-- Directions for this task --
Without the images, write out the whole listing exactly.

:: Material

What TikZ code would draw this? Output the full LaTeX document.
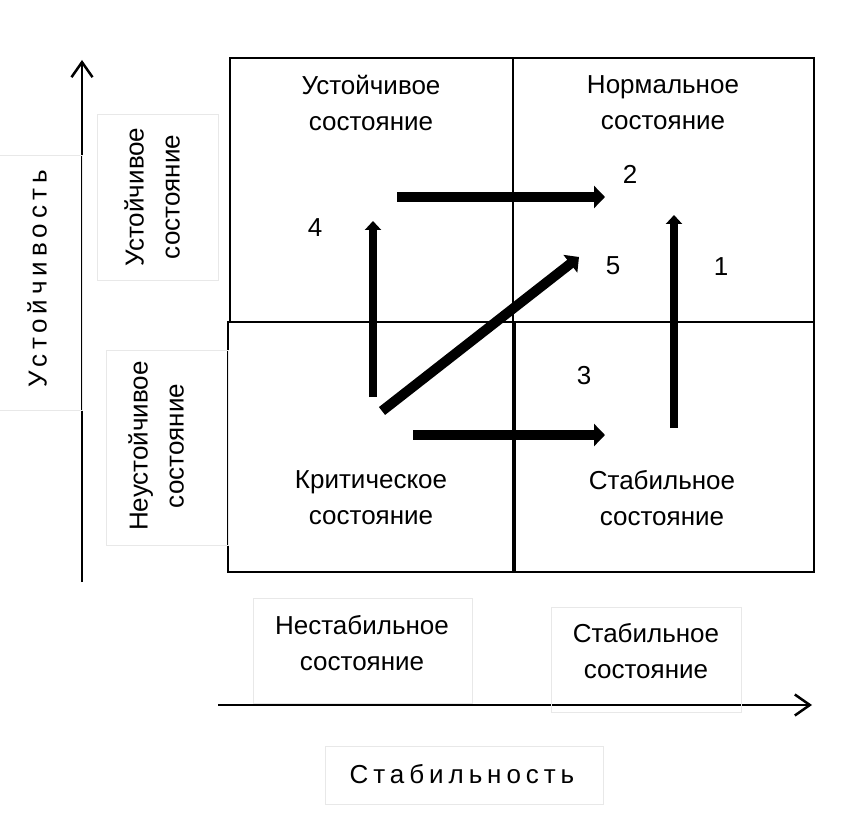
\documentclass[tikz,border=0pt]{standalone}
\usepackage{fontspec}
\setmainfont{Liberation Sans}
\newfontfamily\spacedfont[LetterSpace=19]{Liberation Sans}
\usetikzlibrary{positioning,arrows.meta}

\tikzset{
	quad/.style 2 args={draw,line width=2pt,inner sep=0pt,minimum width=#1,minimum height=#2},
	lbl/.style 2 args={draw=black!9,line width=1pt,inner sep=0pt,minimum width=#1,minimum height=#2},
	txt/.style={font=\fontsize{26}{36}\selectfont,align=center,inner sep=0pt},
	spaced/.style={font=\fontsize{26}{36}\spacedfont,inner sep=0pt},
	axis/.style={line width=2.5pt,-{Straight Barb[length=15pt,width=21pt]}},
	bigarrow/.style={line width=10pt,-{Triangle[length=11pt,width=22pt]}},
	smallarrow/.style={line width=7.5pt,-{Triangle[length=9pt,width=16pt]}}
}

\begin{document}
\begin{tikzpicture}[x=1pt,y=-1pt]
		\useasboundingbox (0,0) rectangle (856,826);
		% four states
		\node[quad={283pt}{264pt}] (ul) at (371.5,190) {};
		\node[quad={301pt}{264pt}] (ur) at (663.5,190) {};
		\node[quad={285pt}{250pt}] (ll) at (370.5,447) {};
		\node[quad={299pt}{250pt}] (lr) at (664.5,447) {};
		\node[txt] (ultxt) at (371,103) {Устойчивое\\состояние};
		\node[txt] (urtxt) at (663,103) {Нормальное\\состояние};
		\node[txt] (lltxt) at (371,498) {Критическое\\состояние};
		\node[txt] (lrtxt) at (662,498) {Стабильное\\состояние};
		% axes
		\coordinate (yo) at (82,582);
		\coordinate (ytip) at (82,60);
		\draw[axis] (yo) -- (ytip);
		\coordinate (xo) at (218,705);
		\coordinate (xtip) at (812,705);
		\draw[axis] (xo) -- (xtip);
		% axis labels
		\node[lbl={254pt}{86pt},rotate=90] (ybox) at (39,283) {};
		\node[spaced,rotate=90] (ylab) at (37,279) {Устойчивость};
		\node[lbl={165pt}{121pt},rotate=90] (usbox) at (157.5,197.5) {};
		\node[txt,rotate=90] (ustxt) at (152,197) {Устойчивое\\состояние};
		\node[lbl={195pt}{122pt},rotate=90] (nsbox) at (167,447.5) {};
		\node[txt,rotate=90] (nstxt) at (156,446) {Неустойчивое\\состояние};
		\node[lbl={219pt}{105pt}] (nstbox) at (362.5,650.5) {};
		\node[txt] (nsttxt) at (362,643) {Нестабильное\\состояние};
		\node[lbl={190pt}{105pt}] (stbox) at (646,659.5) {};
		\node[txt] (sttxt) at (646,651) {Стабильное\\состояние};
		\node[lbl={278pt}{58pt}] (xbox) at (464,775) {};
		\node[spaced] (xlab) at (462,774) {Стабильность};
		% transitions
		\coordinate (s1) at (674,428); \coordinate (e1) at (674,215);
		\coordinate (s2) at (397,197); \coordinate (e2) at (605,197);
		\coordinate (s3) at (413,435); \coordinate (e3) at (605,435);
		\coordinate (s4) at (373,397); \coordinate (e4) at (373,221);
		\coordinate (s5) at (382,411); \coordinate (e5) at (579,257);
		\draw[smallarrow] (s1) -- (e1);
		\draw[bigarrow] (s2) -- (e2);
		\draw[bigarrow] (s3) -- (e3);
		\draw[smallarrow] (s4) -- (e4);
		\draw[bigarrow] (s5) -- (e5);
		\node[txt] (n1) at (721,267) {1};
		\node[txt] (n2) at (630,174) {2};
		\node[txt] (n3) at (584,376) {3};
		\node[txt] (n4) at (315,228) {4};
		\node[txt] (n5) at (613,266) {5};
\end{tikzpicture}
\end{document}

::::

-- Response --
What TikZ code would draw this? Output the full LaTeX document.
\documentclass[tikz,border=0pt]{standalone}
\usepackage{fontspec}
\setmainfont{Liberation Sans}
\newfontfamily\spacedfont[LetterSpace=19]{Liberation Sans}
\usetikzlibrary{positioning,arrows.meta}

\tikzset{
	quad/.style 2 args={draw,line width=2pt,inner sep=0pt,minimum width=#1,minimum height=#2},
	lbl/.style 2 args={draw=black!9,line width=1pt,inner sep=0pt,minimum width=#1,minimum height=#2},
	txt/.style={font=\fontsize{26}{36}\selectfont,align=center,inner sep=0pt},
	spaced/.style={font=\fontsize{26}{36}\spacedfont,inner sep=0pt},
	axis/.style={line width=2.5pt,-{Straight Barb[length=15pt,width=21pt]}},
	bigarrow/.style={line width=10pt,-{Triangle[length=11pt,width=22pt]}},
	smallarrow/.style={line width=7.5pt,-{Triangle[length=9pt,width=16pt]}}
}

\begin{document}
\begin{tikzpicture}[x=1pt,y=-1pt]
		\useasboundingbox (0,0) rectangle (856,826);
		% four states
		\node[quad={283pt}{264pt}] (ul) at (371.5,190) {};
		\node[quad={301pt}{264pt}] (ur) at (663.5,190) {};
		\node[quad={285pt}{250pt}] (ll) at (370.5,447) {};
		\node[quad={299pt}{250pt}] (lr) at (664.5,447) {};
		\node[txt] (ultxt) at (371,103) {Устойчивое\\состояние};
		\node[txt] (urtxt) at (663,103) {Нормальное\\состояние};
		\node[txt] (lltxt) at (371,498) {Критическое\\состояние};
		\node[txt] (lrtxt) at (662,498) {Стабильное\\состояние};
		% axes
		\coordinate (yo) at (82,582);
		\coordinate (ytip) at (82,60);
		\draw[axis] (yo) -- (ytip);
		\coordinate (xo) at (218,705);
		\coordinate (xtip) at (812,705);
		\draw[axis] (xo) -- (xtip);
		% axis labels
		\node[lbl={254pt}{86pt},rotate=90] (ybox) at (39,283) {};
		\node[spaced,rotate=90] (ylab) at (37,279) {Устойчивость};
		\node[lbl={165pt}{121pt},rotate=90] (usbox) at (157.5,197.5) {};
		\node[txt,rotate=90] (ustxt) at (152,197) {Устойчивое\\состояние};
		\node[lbl={195pt}{122pt},rotate=90] (nsbox) at (167,447.5) {};
		\node[txt,rotate=90] (nstxt) at (156,446) {Неустойчивое\\состояние};
		\node[lbl={219pt}{105pt}] (nstbox) at (362.5,650.5) {};
		\node[txt] (nsttxt) at (362,643) {Нестабильное\\состояние};
		\node[lbl={190pt}{105pt}] (stbox) at (646,659.5) {};
		\node[txt] (sttxt) at (646,651) {Стабильное\\состояние};
		\node[lbl={278pt}{58pt}] (xbox) at (464,775) {};
		\node[spaced] (xlab) at (462,774) {Стабильность};
		% transitions
		\coordinate (s1) at (674,428); \coordinate (e1) at (674,215);
		\coordinate (s2) at (397,197); \coordinate (e2) at (605,197);
		\coordinate (s3) at (413,435); \coordinate (e3) at (605,435);
		\coordinate (s4) at (373,397); \coordinate (e4) at (373,221);
		\coordinate (s5) at (382,411); \coordinate (e5) at (579,257);
		\draw[smallarrow] (s1) -- (e1);
		\draw[bigarrow] (s2) -- (e2);
		\draw[bigarrow] (s3) -- (e3);
		\draw[smallarrow] (s4) -- (e4);
		\draw[bigarrow] (s5) -- (e5);
		\node[txt] (n1) at (721,267) {1};
		\node[txt] (n2) at (630,174) {2};
		\node[txt] (n3) at (584,376) {3};
		\node[txt] (n4) at (315,228) {4};
		\node[txt] (n5) at (613,266) {5};
\end{tikzpicture}
\end{document}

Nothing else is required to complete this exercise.